Have you ever noticed how some things just seem to go hand-in-hand? Like, the more you study, the better your grades tend to get, or the longer you leave a cake in the oven, the browner it becomes. This predictable, step-by-step connection between two things is what mathematicians and scientists often refer to as a linear relationship, and the equation that describes it is a cornerstone in understanding how the world works.
At its heart, a linear relationship means that as one variable changes, the other changes by a consistent, proportional amount. Think of it like a perfectly straight road: for every mile you travel forward, you gain a certain, fixed amount of altitude. This isn't some abstract concept; it's incredibly practical. For instance, in environmental science, researchers might look for a linear relationship between chemical oxygen demand (COD) and total organic carbon (TOC) in water samples. If they find one, it means measuring one can give them a good estimate of the other, simplifying water quality monitoring.
So, what does this "equation" actually look like? The simplest form, especially when we're dealing with just two variables, is often expressed as y = mx + b. Let's break that down. 'y' is our dependent variable – the one we're trying to predict or understand. 'x' is our independent variable – the one we're changing or observing. The 'm' is the slope, and this is where the "linear" part really shines. It tells us how much 'y' changes for every single unit change in 'x'. If 'm' is positive, both variables increase together. If 'm' is negative, as 'x' goes up, 'y' goes down. And 'b'? That's the y-intercept, the value of 'y' when 'x' is zero. It's like the starting point on our straight road.
This idea of finding the "best fit" line is crucial. In reality, data rarely falls perfectly on a straight line. There are always other little influences, like random fluctuations or factors we haven't accounted for. This is where techniques like regression analysis come in. The goal is to find the line that comes closest to all the data points, minimizing the overall "error" or distance between the actual data and the line's predictions. This is often done using something called the least squares method, which, as the name suggests, aims to make the sum of the squared differences between the observed values and the predicted values as small as possible.
When we're talking about just one independent variable (like 'x' in our y = mx + b example), we call it univariate linear regression. It's a powerful tool for prediction. If we know the relationship between, say, the amount of fertilizer used (x) and crop yield (y), we can use the equation to estimate the yield we might get with a specific amount of fertilizer. It's about building a mathematical model that helps us make informed guesses about the future based on past observations.

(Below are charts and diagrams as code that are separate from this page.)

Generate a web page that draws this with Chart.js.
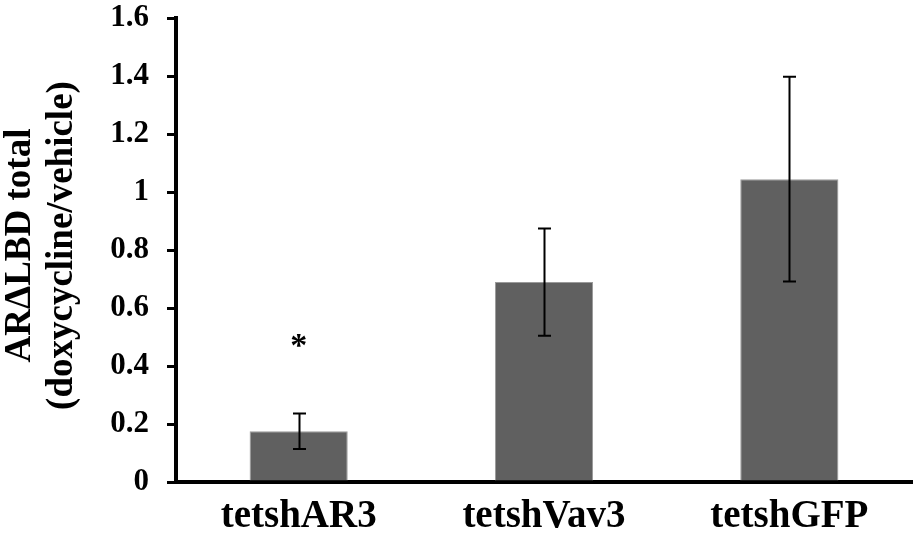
<!DOCTYPE html>
<html>
<head>
<meta charset="utf-8">
<script src="https://cdn.jsdelivr.net/npm/chart.js@4"></script>
<style>
html,body{margin:0;padding:0;background:#fff;}
#wrap{width:915px;height:544px;position:relative;}
</style>
</head>
<body>
<div id="wrap"><canvas id="c" width="915" height="544"></canvas></div>
<script>
const categories = ["tetshAR3", "tetshVav3", "tetshGFP"];
const values = [0.175, 0.69, 1.045];
const errors = [0.061, 0.185, 0.353];
const significance = ["*", "", ""];
const significanceAt = [0.465, null, null];
const yTicks = [0, 0.2, 0.4, 0.6, 0.8, 1, 1.2, 1.4, 1.6];

const FONT = "'Liberation Serif', 'Times New Roman', serif";

const errorBarPlugin = {
  id: 'errorBars',
  afterDatasetsDraw(chart) {
    const ctx = chart.ctx;
    const meta = chart.getDatasetMeta(0);
    const y = chart.scales.y;
    ctx.save();
    ctx.strokeStyle = '#000';
    ctx.lineWidth = 2;
    meta.data.forEach((bar, i) => {
      const x = Math.round(bar.x) + 0.5;
      const yTop = y.getPixelForValue(values[i] + errors[i]);
      const yBot = y.getPixelForValue(values[i] - errors[i]);
      ctx.beginPath();
      ctx.moveTo(x, yTop); ctx.lineTo(x, yBot);
      ctx.moveTo(x - 6.5, yTop); ctx.lineTo(x + 6.5, yTop);
      ctx.moveTo(x - 6.5, yBot); ctx.lineTo(x + 6.5, yBot);
      ctx.stroke();
      if (significance[i]) {
        ctx.fillStyle = '#000';
        ctx.font = "bold 34px " + FONT;
        ctx.textAlign = 'center';
        ctx.textBaseline = 'middle';
        ctx.fillText(significance[i], bar.x, y.getPixelForValue(significanceAt[i]));
      }
    });
    ctx.restore();
  }
};

new Chart(document.getElementById('c'), {
  type: 'bar',
  data: {
    labels: categories,
    datasets: [{
      data: values,
      backgroundColor: '#606060',
      borderColor: '#9a9a9a',
      borderWidth: 1,
      categoryPercentage: 1.0,
      barPercentage: 0.4
    }]
  },
  options: {
    responsive: false,
    animation: false,
    devicePixelRatio: 1,
    layout: { padding: { top: 0, right: 3, left: 0, bottom: 0 } },
    plugins: { legend: { display: false }, tooltip: { enabled: false } },
    scales: {
      x: {
        grid: { display: false, drawTicks: false },
        border: { display: true, color: '#000', width: 4 },
        ticks: {
          color: '#000',
          padding: 12,
          font: { family: FONT, size: 39, weight: 'bold' }
        },
        afterFit(scale) { scale.height = 62; }
      },
      y: {
        min: 0, max: 1.6,
        afterBuildTicks(scale) { scale.ticks = yTicks.map(v => ({ value: v })); },
        grid: { drawOnChartArea: false, drawTicks: true, tickLength: 9, color: '#000', lineWidth: 3 },
        border: { display: true, color: '#000', width: 4 },
        ticks: {
          color: '#000',
          padding: 18,
          font: { family: FONT, size: 31, weight: 'bold', lineHeight: 0.02 },
          callback: (v) => String(v)
        },
        title: {
          display: true,
          text: [" ARΔLBD total", " (doxycycline/vehicle)"],
          color: '#000',
          font: { family: FONT, size: 37, weight: 'bold', lineHeight: 1.13 },
          padding: { top: 0, bottom: 0 }
        },
        afterFit(scale) { scale.width = 176; }
      }
    }
  },
  plugins: [errorBarPlugin]
});
</script>
</body>
</html>
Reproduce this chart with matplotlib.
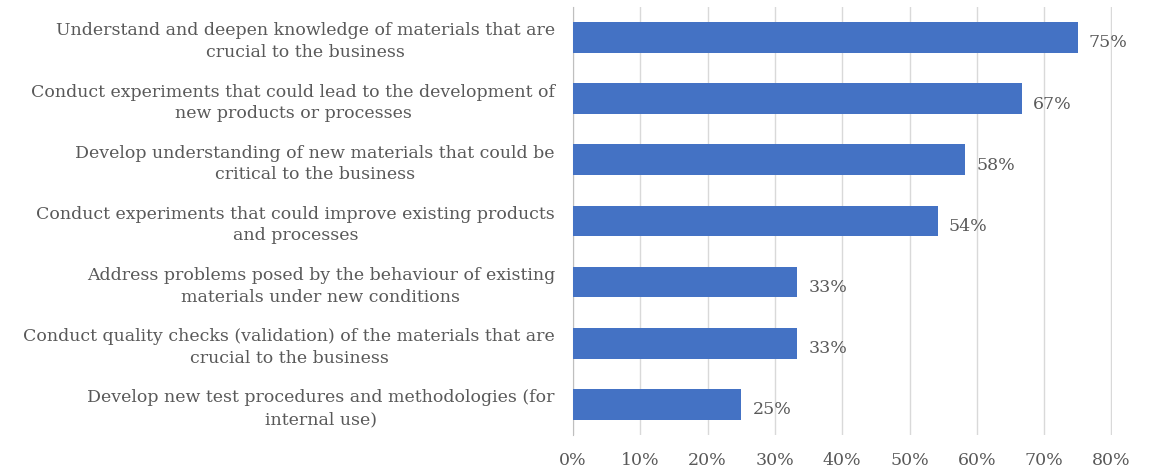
import matplotlib
matplotlib.use("Agg")
from matplotlib import pyplot as plt
from matplotlib.ticker import PercentFormatter

categories = [
    "Understand and deepen knowledge of materials that are\ncrucial to the business",
    "Conduct experiments that could lead to the development of\nnew products or processes",
    "Develop understanding of new materials that could be\ncritical to the business",
    "Conduct experiments that could improve existing products\nand processes",
    "Address problems posed by the behaviour of existing\nmaterials under new conditions",
    "Conduct quality checks (validation) of the materials that are\ncrucial to the business",
    "Develop new test procedures and methodologies (for\ninternal use)",
]
values = [0.750, 0.667, 0.583, 0.542, 0.333, 0.333, 0.250]
value_labels = ["75%", "67%", "58%", "54%", "33%", "33%", "25%"]
xticks = [0, 0.1, 0.2, 0.3, 0.4, 0.5, 0.6, 0.7, 0.8]

text_color = "#595959"
plt.rcParams["font.family"] = ["DejaVu Serif"]

fig = plt.figure(figsize=(11.67, 4.70), dpi=100)
ax = fig.add_axes([0.491, 0.0745, 0.462, 0.911])

pos = list(range(len(categories)))[::-1]
ax.barh(pos, values, height=0.5, color="#4472C4", zorder=3)
for p, v, lab in zip(pos, values, value_labels):
    ax.annotate(lab, (v, p), xytext=(8, -4), textcoords="offset points",
                va="center", ha="left", fontsize=12.5, color=text_color)

ax.set_xlim(0, 0.801)
ax.set_ylim(-0.5, len(categories) - 0.5)
ax.set_xticks(xticks)
ax.xaxis.set_major_formatter(PercentFormatter(1.0, decimals=0))
ax.set_yticks(pos)
ax.set_yticklabels(categories, multialignment="center", linespacing=1.35)
ax.tick_params(axis="both", length=0, labelsize=12.5, labelcolor=text_color)
ax.tick_params(axis="y", pad=13)
ax.tick_params(axis="x", pad=12)
ax.grid(axis="x", color="#d9d9d9", linewidth=1, zorder=0)
for s in ["top", "right", "bottom"]:
    ax.spines[s].set_visible(False)
ax.spines["left"].set_color("#bfbfbf")

fig.savefig("out.png", dpi=100)
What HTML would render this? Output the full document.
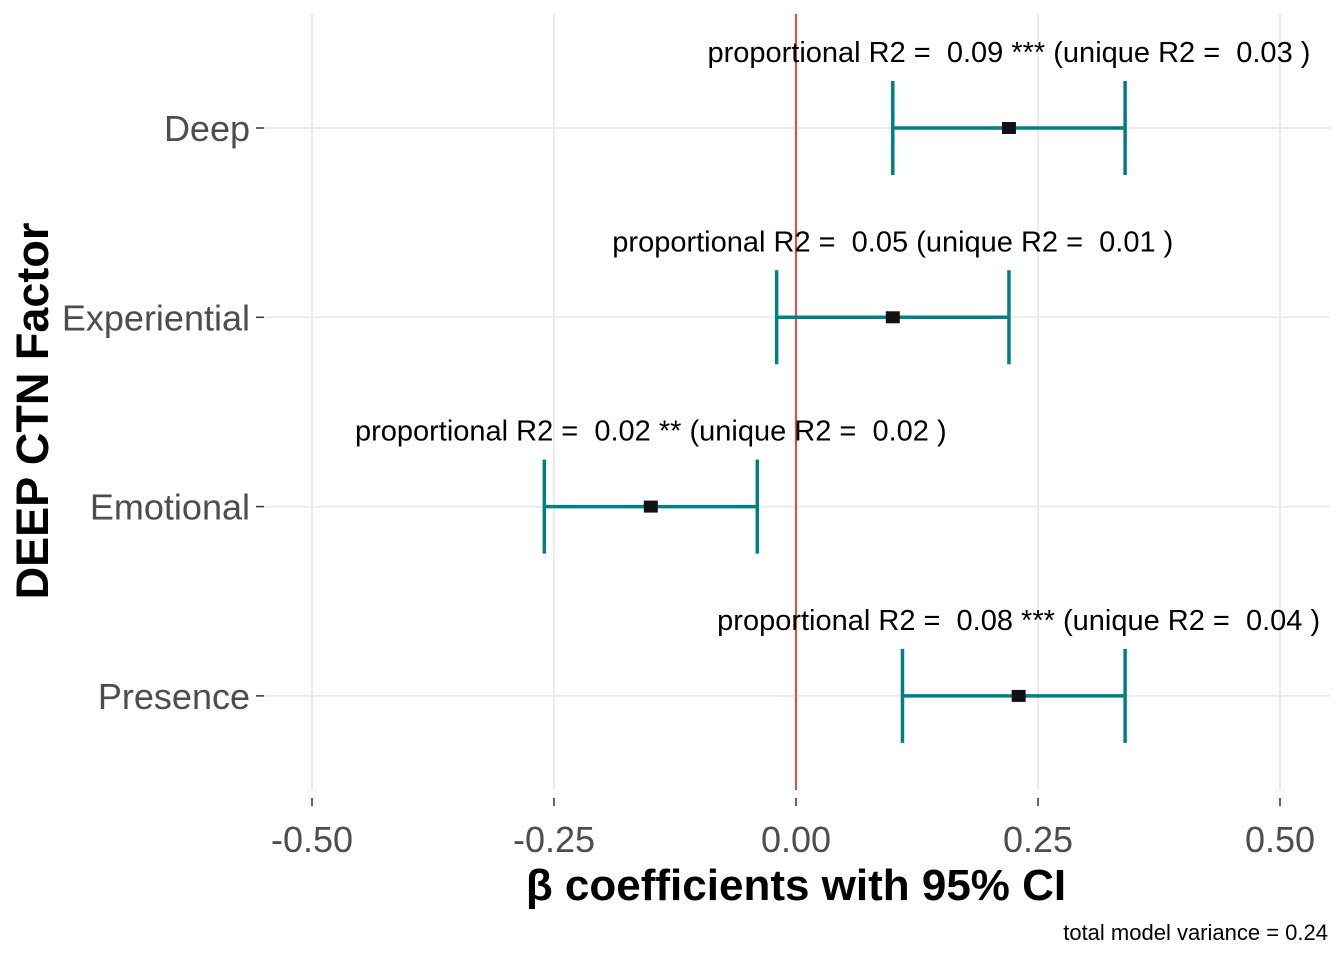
<!DOCTYPE html>
<html><head><meta charset="utf-8"><style>
html,body{margin:0;padding:0;background:#fff;}
svg{display:block;font-family:"Liberation Sans",Arial,sans-serif;}
text{white-space:pre;}
</style></head><body>
<svg id="chart" width="1344" height="960"></svg>
<script>
const categories = ["Deep","Experiential","Emotional","Presence"];
const estimates = [0.22, 0.10, -0.15, 0.23];
const lowerCI = [0.10, -0.02, -0.26, 0.11];
const upperCI = [0.34, 0.22, -0.04, 0.34];
const annotations = [
  "proportional R2 =  0.09 *** (unique R2 =  0.03 )",
  "proportional R2 =  0.05 (unique R2 =  0.01 )",
  "proportional R2 =  0.02 ** (unique R2 =  0.02 )",
  "proportional R2 =  0.08 *** (unique R2 =  0.04 )"
];
const xTicks = [-0.5, -0.25, 0, 0.25, 0.5];
const xTickLabels = ["-0.50","-0.25","0.00","0.25","0.50"];

const NS="http://www.w3.org/2000/svg";
const svg=document.getElementById('chart');
const x=v=>796+v*968;
const y=i=>128+i*189.3;
function el(tag,attrs,parent){const e=document.createElementNS(NS,tag);for(const k in attrs)e.setAttribute(k,attrs[k]);(parent||svg).appendChild(e);return e;}

xTicks.forEach((t,i)=>{
  const g=el('line',{x1:x(t),x2:x(t),y1:14,y2:790,stroke:'#ebebeb','stroke-width':2});
  
  
  const tk=el('line',{x1:x(t),x2:x(t),y1:798,y2:806,stroke:'#333','stroke-width':1.5});
  
  
  const tl=el('text',{x:x(t),y:852,'text-anchor':'middle','font-size':36,fill:'#4d4d4d'});
  tl.textContent=xTickLabels[i];
  
  
});
categories.forEach((c,i)=>{
  const g=el('line',{x1:265,x2:1330,y1:y(i),y2:y(i),stroke:'#ebebeb','stroke-width':2});
  
  
  const tk=el('line',{x1:256,x2:264,y1:y(i),y2:y(i),stroke:'#333','stroke-width':1.5});
  
  
  const tl=el('text',{x:250,y:y(i)+13,'text-anchor':'end','font-size':36,fill:'#4d4d4d'});
  tl.textContent=c;
  
  
});
const z=el('line',{x1:x(0),x2:x(0),y1:14,y2:790,stroke:'#e8140c','stroke-width':1.5});



categories.forEach((c,i)=>{
  const g=el('g',{});
  
  
  const yy=y(i);
  el('line',{x1:x(lowerCI[i]),x2:x(upperCI[i]),y1:yy,y2:yy,stroke:'#008080','stroke-width':3.5},g);
  el('line',{x1:x(lowerCI[i]),x2:x(lowerCI[i]),y1:yy-47,y2:yy+47,stroke:'#008080','stroke-width':3.5},g);
  el('line',{x1:x(upperCI[i]),x2:x(upperCI[i]),y1:yy-47,y2:yy+47,stroke:'#008080','stroke-width':3.5},g);
  const p=el('rect',{x:x(estimates[i])-7,y:yy-6,width:14,height:12,fill:'#111'});
  
  
  const a=el('text',{x:x(estimates[i]),y:yy-66,'text-anchor':'middle','font-size':29,fill:'#000'});
  a.textContent=annotations[i];
  
  
});
</script>
<svg style="position:absolute;left:0;top:0" width="1344" height="960">
<text x="796" y="900" text-anchor="middle" font-size="44" font-weight="bold" font-family="Liberation Sans, sans-serif">β coefficients with 95% CI</text>
<text transform="translate(48,411) rotate(-90)" text-anchor="middle" font-size="45" font-weight="bold" font-family="Liberation Sans, sans-serif">DEEP CTN Factor</text>
<text x="1328" y="940" text-anchor="end" font-size="22" font-family="Liberation Sans, sans-serif">total model variance = 0.24</text>
</svg>
</body></html>
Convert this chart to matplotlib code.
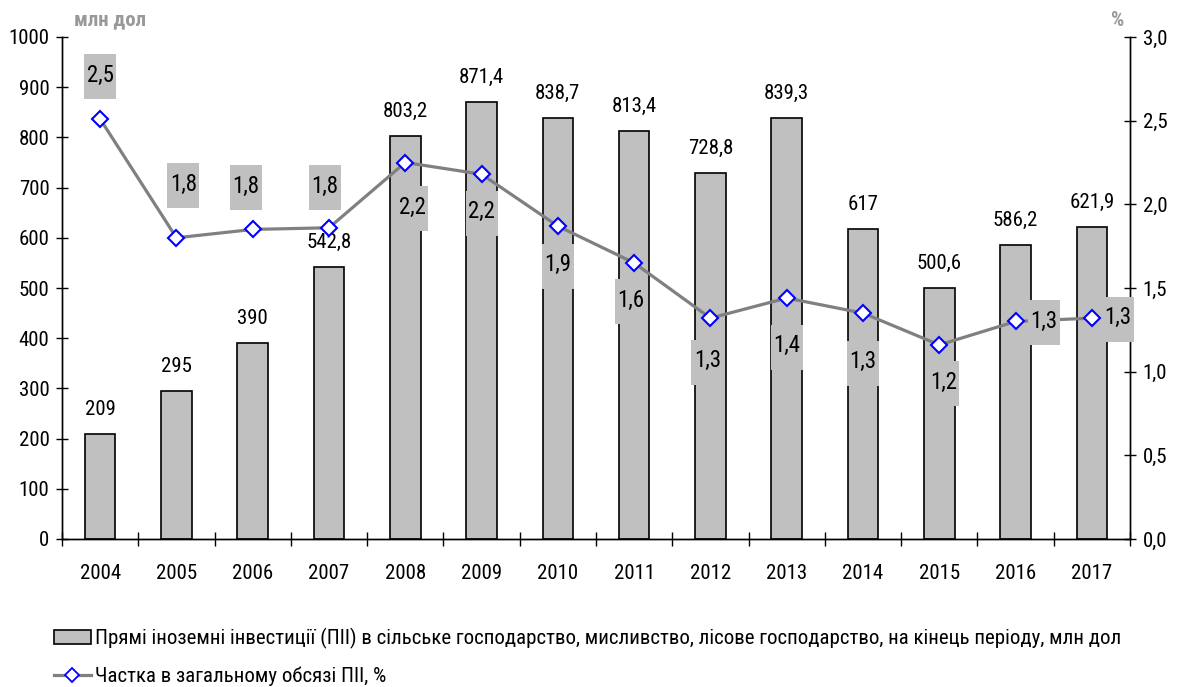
import numpy as np
import matplotlib
matplotlib.use('Agg')
import matplotlib.pyplot as plt
from matplotlib import font_manager
from matplotlib.patches import Patch, Rectangle
from matplotlib.lines import Line2D
from matplotlib.offsetbox import DrawingArea, AnnotationBbox
from matplotlib.ticker import FuncFormatter, FixedLocator

# the original uses a narrow font, take the first one that is there
font = 'Liberation Sans'
for name in ['Liberation Sans Narrow', 'Arial Narrow', 'Roboto Condensed', 'PT Sans Narrow',
             'Archivo Narrow', 'Fira Sans Condensed', 'Open Sans Condensed']:
    try:
        font_manager.findfont(name, fallback_to_default=False)
        font = name
        break
    except Exception:
        pass
plt.rcParams['font.family'] = [font, 'Liberation Sans', 'DejaVu Sans']

years = ['2004', '2005', '2006', '2007', '2008', '2009', '2010',
         '2011', '2012', '2013', '2014', '2015', '2016', '2017']
fdi = [209, 295, 390, 542.8, 803.2, 871.4, 838.7, 813.4, 728.8, 839.3, 617, 500.6, 586.2, 621.9]
fdi_labels = ['209', '295', '390', '542,8', '803,2', '871,4', '838,7', '813,4',
              '728,8', '839,3', '617', '500,6', '586,2', '621,9']
share = [2.51, 1.80, 1.85, 1.86, 2.25, 2.18, 1.87, 1.65, 1.32, 1.44, 1.35, 1.16, 1.30, 1.32]
share_labels = ['2,5', '1,8', '1,8', '1,8', '2,2', '2,2', '1,9', '1,6',
                '1,3', '1,4', '1,3', '1,2', '1,3', '1,3']
# label box offsets from the marker, in pixels (x right, y down)
box_dx = [0, 7, -7, -4, 7, 0, 0, -3, -3, 0, 0, 4, 28, 26]
box_dy = [-42, -52, -42, -40, 46, 39, 40, 39, 44, 49, 50, 39, 1, 1]

DPI = 100
PT = 72 / DPI  # points per pixel
FS = 15

fig = plt.figure(figsize=(11.79, 6.87), dpi=DPI)
ax = fig.add_axes([62 / 1179, 1 - 539 / 687, (1130 - 62) / 1179, (539 - 37) / 687])
ax2 = ax.twinx()

x = np.arange(len(years))
ax.bar(x, fdi, width=0.4, color='#c0c0c0', edgecolor='black', linewidth=1.2, zorder=2)
for xi, v, lab in zip(x, fdi, fdi_labels):
    ax.annotate(lab, (xi, v), xytext=(0, 19 * PT), textcoords='offset points',
                ha='center', va='baseline', fontsize=FS, zorder=6)

ax.set_xlim(-0.5, len(years) - 0.5)
ax.set_ylim(0, 1000)
ax.set_yticks(np.arange(0, 1001, 100))
ax.set_xticks(x)
ax.set_xticklabels(years)
ax.xaxis.set_minor_locator(FixedLocator(np.arange(-0.5, len(years), 1)))
ax.tick_params(axis='x', which='major', length=0, pad=18, labelsize=FS)
ax.tick_params(axis='x', which='minor', direction='inout', length=10, width=1)
ax.tick_params(axis='y', direction='inout', length=8, width=1, pad=5, labelsize=FS)

ax2.set_ylim(0, 3)
ax2.set_yticks(np.arange(0, 3.01, 0.5))
ax2.yaxis.set_major_formatter(FuncFormatter(lambda v, p: f'{v:.1f}'.replace('.', ',')))
ax2.tick_params(axis='y', direction='inout', length=8, width=1, pad=5, labelsize=FS)

for a in (ax, ax2):
    a.spines['top'].set_visible(False)
    for s in ('left', 'right', 'bottom'):
        a.spines[s].set_linewidth(1)
        a.spines[s].set_color('black')

ax2.plot(x, share, color='#808080', lw=2.3, marker='D', ms=8,
         mfc='white', mec='#0000ff', mew=1.5, zorder=3)

# grey boxes with share values
bw, bh = 32 * PT, 45 * PT
for xi, v, lab, dx, dy in zip(x, share, share_labels, box_dx, box_dy):
    da = DrawingArea(bw, bh, 0, 0)
    da.add_artist(Rectangle((0, 0), bw, bh, facecolor='#c0c0c0', edgecolor='none'))
    da.add_artist(plt.Text(bw / 2, bh / 2 + 1, lab, ha='center', va='center', fontsize=16.5,
                           family=plt.rcParams['font.family']))
    ab = AnnotationBbox(da, (xi, v), xybox=(dx * PT, -dy * PT), boxcoords='offset points',
                        frameon=False, pad=0, box_alignment=(0.5, 0.5), zorder=5)
    ax2.add_artist(ab)

fig.text(110 / 1179, 1 - 20 / 687, 'млн дол', ha='center', va='center',
         fontsize=15, fontweight='bold', color='#999999')
fig.text(1118 / 1179, 1 - 20 / 687, '%', ha='center', va='center',
         fontsize=15, fontweight='bold', color='#999999')

handles = [
    Patch(facecolor='#c0c0c0', edgecolor='black', linewidth=1.2),
    Line2D([0], [0], color='#808080', lw=2.3, marker='D', ms=7,
           mfc='white', mec='#0000ff', mew=1.3),
]
labels = ['Прямі іноземні інвестиції (ПІІ) в сільське господарство, мисливство, лісове господарство, на кінець періоду, млн дол',
          'Частка в загальному обсязі ПІІ, %']
fig.legend(handles, labels, loc='upper left', bbox_to_anchor=(0.046, 0.086),
           frameon=False, fontsize=FS, handlelength=1.75, handletextpad=0.2,
           labelspacing=0.85, borderpad=0, borderaxespad=0)

fig.savefig('out.png', dpi=DPI)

Of course, it's not always a perfect science. The reliability of our linear equation depends on a few things. How strong is the relationship between the variables in the first place? Are there other significant factors influencing 'y' that we haven't included? These are questions addressed through significance testing and error calculation. But even with these considerations, the linear relationship equation remains one of the most fundamental and widely used tools in mathematics, statistics, and countless scientific fields for making sense of patterns and predicting outcomes.